Immediately after the fighting I met Talik regularly for lunch in a
well-known restaurant. Passersby may have wondered about these two – the
famous tank general and the journalist universally hated by the entire
establishment – conversing together. Talik told me – in confidence,
of course – about what had happened: one day Gamassy had taken him aside and
told him that he had received new instructions – instead of talking about a
cease-fire, he could negotiate an Israel-Egyptian peace. Immensely
excited, Talik flew to Tel-Aviv and disclosed the news to Golda Meir. But
Golda was cool. She told Talik to abstain from any talk about peace.
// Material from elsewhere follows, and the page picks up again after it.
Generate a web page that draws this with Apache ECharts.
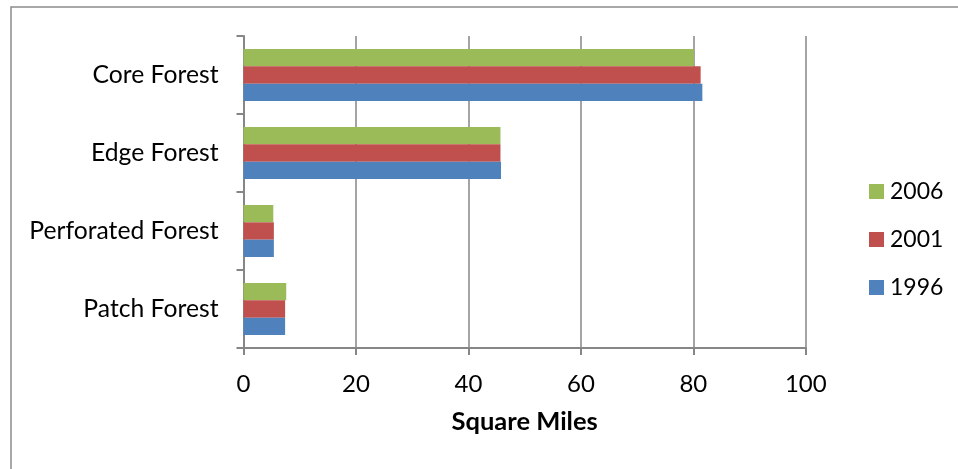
<!DOCTYPE html>
<html>
<head>
<meta charset="utf-8">
<script src="https://cdn.jsdelivr.net/npm/echarts@6/dist/echarts.min.js"></script>
<style>
  html, body { margin: 0; padding: 0; background: #ffffff; }
  #chart { width: 958px; height: 469px; }
</style>
</head>
<body>
<div id="chart"></div>
<script>
// Forest cover by type, in square miles
const categories = ['Patch Forest', 'Perforated Forest', 'Edge Forest', 'Core Forest'];
const years = ['2006', '2001', '1996'];
const values1996 = [7.4, 5.4, 45.8, 81.6];
const values2001 = [7.4, 5.4, 45.7, 81.3];
const values2006 = [7.6, 5.3, 45.7, 80.1];
const xTicks = { min: 0, max: 100, interval: 20 };

const colors = { '1996': '#4F81BD', '2001': '#C0504D', '2006': '#9BBB59' };
const seriesValues = { '1996': values1996, '2001': values2001, '2006': values2006 };
const FONT = 'Lato';
const AXIS_GRAY = '#868686';

const chart = echarts.init(document.getElementById('chart'), null, { renderer: 'canvas' });

chart.setOption({
  backgroundColor: '#ffffff',
  animation: false,
  textStyle: { fontFamily: FONT },
  graphic: [{
    type: 'rect',
    shape: { x: 11, y: 7, width: 1200, height: 1000 },
    style: { fill: 'none', stroke: '#8c8c8c', lineWidth: 1.5 },
    silent: true
  }],
  grid: { left: 243.5, top: 36, width: 562.3, height: 312 },
  legend: {
    orient: 'vertical',
    left: 869,
    top: 180,
    padding: 0,
    itemWidth: 15,
    itemHeight: 15,
    itemGap: 25,
    icon: 'rect',
    data: ['2006', '2001', '1996'],
    textStyle: { fontFamily: FONT, fontSize: 23, color: '#000', padding: [0, 0, 0, 1] }
  },
  xAxis: {
    type: 'value',
    min: xTicks.min,
    max: xTicks.max,
    interval: xTicks.interval,
    name: 'Square Miles',
    nameLocation: 'middle',
    nameGap: 61,
    nameTextStyle: { fontFamily: FONT, fontSize: 25.5, fontWeight: 'bold', color: '#000' },
    axisLine: { show: true, lineStyle: { color: AXIS_GRAY, width: 2 } },
    axisTick: { show: true, inside: false, length: 7, lineStyle: { color: AXIS_GRAY, width: 2 } },
    axisLabel: { margin: 24, fontFamily: FONT, fontSize: 24, color: '#000' },
    splitLine: { show: true, lineStyle: { color: AXIS_GRAY, width: 1.5 } }
  },
  yAxis: {
    type: 'category',
    data: categories,
    boundaryGap: true,
    axisLine: { show: true, lineStyle: { color: AXIS_GRAY, width: 2 } },
    axisTick: { show: true, inside: false, length: 7, alignWithLabel: false, lineStyle: { color: AXIS_GRAY, width: 2 } },
    axisLabel: { margin: 25, fontFamily: FONT, fontSize: 24.7, color: '#000' },
    splitLine: { show: false }
  },
  series: years.map(y => ({
    name: y,
    type: 'bar',
    data: seriesValues[y],
    barGap: '0%',
    barCategoryGap: '33.3%',
    itemStyle: { color: colors[y] }
  }))
});
</script>
</body>
</html>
When
she saw his utter consternation, she explained that she had promised
Kissinger that any talks about peace must be held under American auspices.
And so it happened: a cease-fire agreement was signed and a peace
conference was called in Geneva, officially under joint US and Soviet
auspices. I went to Geneva to see what would happen. Kissinger was
there to dictate terms, but Andrei Gromyko, his Soviet counterpart, was a
tough customer. After a few speeches, the conference adjourned without
results. (For me it was an important event, because there I met a British
journalist, Edward Mortimer, who arranged for me to meet the PLO
representative in London, Said Hamami. Thus the first Israeli-PLO meeting
came about. But that is another story.) The Yom Kippur war cost many
thousands of lives, Israeli, Egyptian and Syrian.
Kissinger achieved his goal. The Soviets lost the Arab world to the
United States. Until Vladimir Putin came along.